• _PROBLEM TO WORK ON_
Starting with the first line of the listing, quote each line exactly until and including the one with "f_y = [3375]", leaving pictures out.

• _DATA SECTION_

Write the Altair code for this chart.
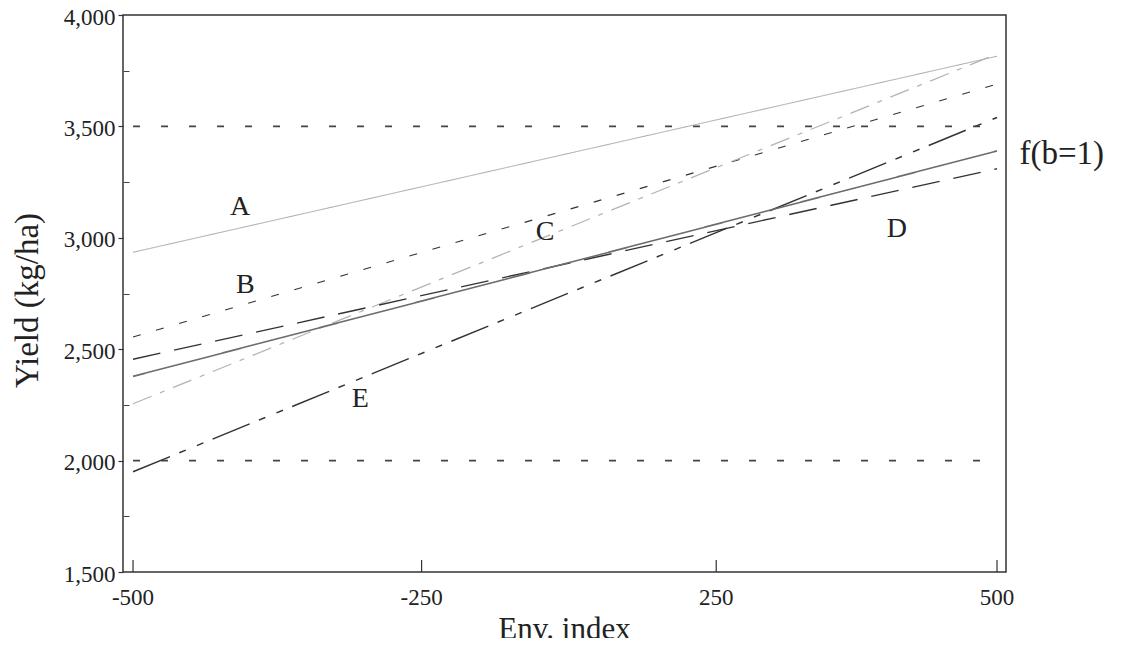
import altair as alt
import pandas as pd

# ---- data ----
series = ["A", "B", "C", "D", "E", "f(b=1)"]
x_start = [-500, -500, -500, -500, -500, -500]
x_end = [500, 500, 500, 500, 500, 500]
y_start = [2935, 2555, 2255, 2455, 1950, 2378]
y_end = [3815, 3690, 3825, 3310, 3540, 3390]

ref_levels = [3500, 2000]

label_text = ["A", "B", "C", "D", "E"]
label_x = [-376, -370, -23, 384, -237]
label_y = [3140, 2790, 3025, 3040, 2275]

f_text = ["f(b=1)"]
f_x = [575]
f_y = [3375]

x_tick_pos = [-500, -166, 175, 500]
x_tick_lab = ["-500", "-250", "250", "500"]
y_major = [1500, 2000, 2500, 3000, 3500, 4000]
y_minor = [1750, 2250, 2750, 3250, 3750]

# ---- tables ----
rows = []
for s, xa, xb, ya, yb in zip(series, x_start, x_end, y_start, y_end):
    rows.append({"series": s, "x": xa, "y": ya})
    rows.append({"series": s, "x": xb, "y": yb})
df = pd.DataFrame(rows)

ref_rows = []
for i, lv in enumerate(ref_levels):
    ref_rows.append({"ref": f"r{i}", "x": -500, "y": lv})
    ref_rows.append({"ref": f"r{i}", "x": 500, "y": lv})
df_ref = pd.DataFrame(ref_rows)

df_lab = pd.DataFrame({"t": label_text, "x": label_x, "y": label_y})
df_f = pd.DataFrame({"t": f_text, "x": f_x, "y": f_y})
df_xt = pd.DataFrame({"x": x_tick_pos, "t": x_tick_lab})

# ---- styles ----
FONT = "Liberation Serif"
colors = ["#a6a6a6", "#333333", "#b3b3b3", "#333333", "#333333", "#6c6c6c"]
dashes = [[1, 0], [8, 16], [20, 9, 5, 9], [28, 14], [40, 10, 7, 12, 7, 10], [1, 0]]
widths = [1.0, 1.6, 1.2, 1.6, 1.6, 5.0]

xscale = alt.Scale(domain=[-511.6, 510.4], nice=False, zero=False)
yscale = alt.Scale(domain=[1500, 4000], nice=False, zero=False)

y_axis = alt.Axis(
    orient="left",
    values=y_major, format=",.0f", tickSize=5, labelPadding=3, domain=False,
    grid=False, labelFont=FONT, labelFontSize=23, labelColor="#222222",
    labelOffset=2,
    tickColor="#333333", tickWidth=1.2, title="Yield (kg/ha)",
    titleFont=FONT, titleFontSize=33, titleFontWeight="normal",
    titleColor="#222222", titleX=-86, titleY=285, titleBaseline="alphabetic",
    titleAlign="center", titleAngle=-90,
)
y_minor_axis = alt.Axis(
    values=y_minor, tickSize=6, offset=-6, labels=False, domain=False,
    grid=False, title=None, orient="left", tickColor="#444444", tickWidth=1,
)

lines = alt.Chart(df).mark_line(clip=True).encode(
    x=alt.X("x:Q", scale=xscale, axis=None),
    y=alt.Y("y:Q", scale=yscale, axis=y_axis),
    detail="series:N",
    color=alt.Color("series:N", scale=alt.Scale(domain=series, range=colors), legend=None),
    strokeDash=alt.StrokeDash("series:N", scale=alt.Scale(domain=series, range=dashes), legend=None),
    strokeWidth=alt.StrokeWidth("series:N", scale=alt.Scale(domain=series, range=widths), legend=None),
)

refs = alt.Chart(df_ref).mark_line(
    color="#444444", strokeDash=[7, 21], strokeWidth=1.6, clip=True
).encode(
    x=alt.X("x:Q", scale=xscale, axis=None),
    y=alt.Y("y:Q", scale=yscale, axis=y_minor_axis),
    detail="ref:N",
)

# inward x ticks and their labels, placed through the x scale
xticks = alt.Chart(df_xt).mark_rule(color="#333333", strokeWidth=1.2).encode(
    x=alt.X("x:Q", scale=xscale, axis=None),
    y=alt.value(545),
    y2=alt.value(557),
)
xticklabels = alt.Chart(df_xt).mark_text(
    font=FONT, fontSize=23, color="#222222", align="center", baseline="middle"
).encode(
    x=alt.X("x:Q", scale=xscale, axis=None),
    y=alt.value(583),
    text="t:N",
)

labels = alt.Chart(df_lab).mark_text(
    font=FONT, fontSize=28, color="#222222", align="center", baseline="middle"
).encode(
    x=alt.X("x:Q", scale=xscale, axis=None),
    y=alt.Y("y:Q", scale=yscale, axis=None),
    text="t:N",
)

flab = alt.Chart(df_f).mark_text(
    font=FONT, fontSize=33, color="#222222", align="center", baseline="middle"
).encode(
    x=alt.X("x:Q", scale=xscale, axis=None),
    y=alt.Y("y:Q", scale=yscale, axis=None),
    text="t:N",
)

chart = (
    alt.layer(lines, refs, xticks, xticklabels, labels, flab)
    .resolve_axis(y="independent")
    .properties(
        width=883,
        height=557,
        autosize=alt.AutoSizeParams(type="none"),
        padding={"left": 115, "top": 7, "right": 107, "bottom": 66},
        background="white",
        title=alt.TitleParams(
            text="Env. index", orient="bottom", anchor="middle",
            font=FONT, fontSize=31, fontWeight="normal", color="#222222",
            baseline="top", offset=5,
        ),
    )
    .configure_view(stroke="#333333", strokeWidth=1.5)
)

chart.save("out.html", embed_options={"renderer": "svg", "actions": False})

• _THE RESULT_
Write the Altair code for this chart.
import altair as alt
import pandas as pd

# ---- data ----
series = ["A", "B", "C", "D", "E", "f(b=1)"]
x_start = [-500, -500, -500, -500, -500, -500]
x_end = [500, 500, 500, 500, 500, 500]
y_start = [2935, 2555, 2255, 2455, 1950, 2378]
y_end = [3815, 3690, 3825, 3310, 3540, 3390]

ref_levels = [3500, 2000]

label_text = ["A", "B", "C", "D", "E"]
label_x = [-376, -370, -23, 384, -237]
label_y = [3140, 2790, 3025, 3040, 2275]

f_text = ["f(b=1)"]
f_x = [575]
f_y = [3375]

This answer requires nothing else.